Copy the listing verbatim, excluding any images found in it.

Supplied data:
========
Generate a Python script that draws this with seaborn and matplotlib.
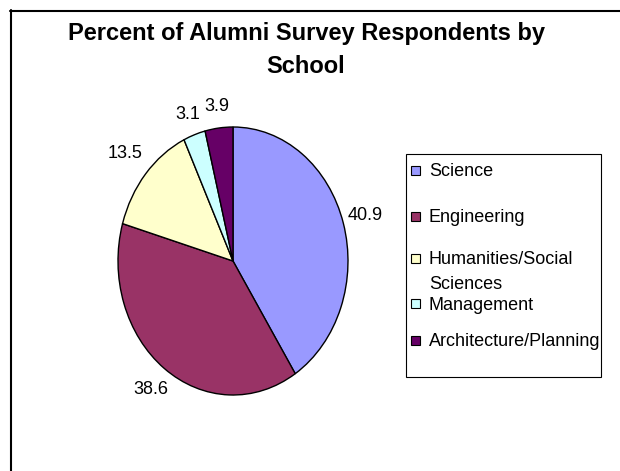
import textwrap

import matplotlib
matplotlib.use("Agg")
import matplotlib.pyplot as plt
from matplotlib.lines import Line2D
from matplotlib.patches import Rectangle
import seaborn as sns

# Survey data
schools = ["Science", "Engineering", "Humanities/Social Sciences",
           "Management", "Architecture/Planning"]
percent = [40.9, 38.6, 13.5, 3.1, 3.9]
school_colors = ["#9999FF", "#993366", "#FFFFCC", "#CCFFFF", "#660066"]
chart_title = "Percent of Alumni Survey Respondents by School"

sns.set_theme(style="white")
plt.rcParams["font.family"] = ["Liberation Sans", "DejaVu Sans"]

W, H = 620, 471
fig = plt.figure(figsize=(W / 100, H / 100), dpi=100)
fig.patch.set_facecolor("white")


def fx(px):
    return px / W


def fy(py):
    return 1 - py / H


# Chart-area frame (left and top edges visible)
fig.add_artist(Line2D([fx(10.5), fx(10.5)], [fy(10), -0.05], color="black",
                      lw=1.5, transform=fig.transFigure, clip_on=False))
fig.add_artist(Line2D([fx(10), 1.05], [fy(10.5), fy(10.5)], color="black",
                      lw=1.5, transform=fig.transFigure, clip_on=False))

# Title
fig.text(fx(306), fy(22), textwrap.fill(chart_title, 40), ha="center",
         va="top", fontsize=17, fontweight="bold", linespacing=1.55,
         color="black")

# Pie (slightly elliptical, as drawn in the original workbook)
cx, cy, rx, ry = 233, 261, 115, 134
lim = 1.5
ax = fig.add_axes([fx(cx - lim * rx), (H - cy - lim * ry) / H,
                   2 * lim * rx / W, 2 * lim * ry / H])
palette = sns.color_palette(school_colors)
wedges, texts = ax.pie(
    percent,
    labels=[f"{v:.1f}" for v in percent],
    colors=palette,
    startangle=90,
    counterclock=False,
    labeldistance=1.2,
    wedgeprops=dict(edgecolor="black", linewidth=1.0),
    textprops=dict(fontsize=13, color="black"),
)
# value labels sit a little closer in for the thin top slices
label_scale = [1.0, 1.0, 1.03, 0.97, 0.965]
for t, k in zip(texts, label_scale):
    x, y = t.get_position()
    t.set_position((x * k, y * k))
    t.set_horizontalalignment("center")
    t.set_verticalalignment("center")
ax.set_aspect("auto")
ax.set_xlim(-lim, lim)
ax.set_ylim(-lim, lim)
ax.axis("off")

# Legend box
fig.add_artist(Rectangle((fx(406), fy(377)), (601 - 406) / W, (377 - 154) / H,
                         fill=False, edgecolor="black", lw=0.8,
                         transform=fig.transFigure))
legend_rows = [170, 216, 258, 303, 340]
sq = 9
for name, col, row in zip(schools, palette, legend_rows):
    fig.add_artist(Rectangle((fx(411), fy(row + sq / 2)), sq / W, sq / H,
                             facecolor=col, edgecolor="black", lw=0.8,
                             transform=fig.transFigure))
    fig.text(fx(429), fy(row - 6.5),
             textwrap.fill(name, 18, break_long_words=False),
             ha="left", va="top", fontsize=13, linespacing=1.6,
             color="black")

fig.savefig("out.png", dpi=100, facecolor="white")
========
Solution to the exercise:
Generate a Python script that draws this with seaborn and matplotlib.
import textwrap

import matplotlib
matplotlib.use("Agg")
import matplotlib.pyplot as plt
from matplotlib.lines import Line2D
from matplotlib.patches import Rectangle
import seaborn as sns

# Survey data
schools = ["Science", "Engineering", "Humanities/Social Sciences",
           "Management", "Architecture/Planning"]
percent = [40.9, 38.6, 13.5, 3.1, 3.9]
school_colors = ["#9999FF", "#993366", "#FFFFCC", "#CCFFFF", "#660066"]
chart_title = "Percent of Alumni Survey Respondents by School"

sns.set_theme(style="white")
plt.rcParams["font.family"] = ["Liberation Sans", "DejaVu Sans"]

W, H = 620, 471
fig = plt.figure(figsize=(W / 100, H / 100), dpi=100)
fig.patch.set_facecolor("white")


def fx(px):
    return px / W


def fy(py):
    return 1 - py / H


# Chart-area frame (left and top edges visible)
fig.add_artist(Line2D([fx(10.5), fx(10.5)], [fy(10), -0.05], color="black",
                      lw=1.5, transform=fig.transFigure, clip_on=False))
fig.add_artist(Line2D([fx(10), 1.05], [fy(10.5), fy(10.5)], color="black",
                      lw=1.5, transform=fig.transFigure, clip_on=False))

# Title
fig.text(fx(306), fy(22), textwrap.fill(chart_title, 40), ha="center",
         va="top", fontsize=17, fontweight="bold", linespacing=1.55,
         color="black")

# Pie (slightly elliptical, as drawn in the original workbook)
cx, cy, rx, ry = 233, 261, 115, 134
lim = 1.5
ax = fig.add_axes([fx(cx - lim * rx), (H - cy - lim * ry) / H,
                   2 * lim * rx / W, 2 * lim * ry / H])
palette = sns.color_palette(school_colors)
wedges, texts = ax.pie(
    percent,
    labels=[f"{v:.1f}" for v in percent],
    colors=palette,
    startangle=90,
    counterclock=False,
    labeldistance=1.2,
    wedgeprops=dict(edgecolor="black", linewidth=1.0),
    textprops=dict(fontsize=13, color="black"),
)
# value labels sit a little closer in for the thin top slices
label_scale = [1.0, 1.0, 1.03, 0.97, 0.965]
for t, k in zip(texts, label_scale):
    x, y = t.get_position()
    t.set_position((x * k, y * k))
    t.set_horizontalalignment("center")
    t.set_verticalalignment("center")
ax.set_aspect("auto")
ax.set_xlim(-lim, lim)
ax.set_ylim(-lim, lim)
ax.axis("off")

# Legend box
fig.add_artist(Rectangle((fx(406), fy(377)), (601 - 406) / W, (377 - 154) / H,
                         fill=False, edgecolor="black", lw=0.8,
                         transform=fig.transFigure))
legend_rows = [170, 216, 258, 303, 340]
sq = 9
for name, col, row in zip(schools, palette, legend_rows):
    fig.add_artist(Rectangle((fx(411), fy(row + sq / 2)), sq / W, sq / H,
                             facecolor=col, edgecolor="black", lw=0.8,
                             transform=fig.transFigure))
    fig.text(fx(429), fy(row - 6.5),
             textwrap.fill(name, 18, break_long_words=False),
             ha="left", va="top", fontsize=13, linespacing=1.6,
             color="black")

fig.savefig("out.png", dpi=100, facecolor="white")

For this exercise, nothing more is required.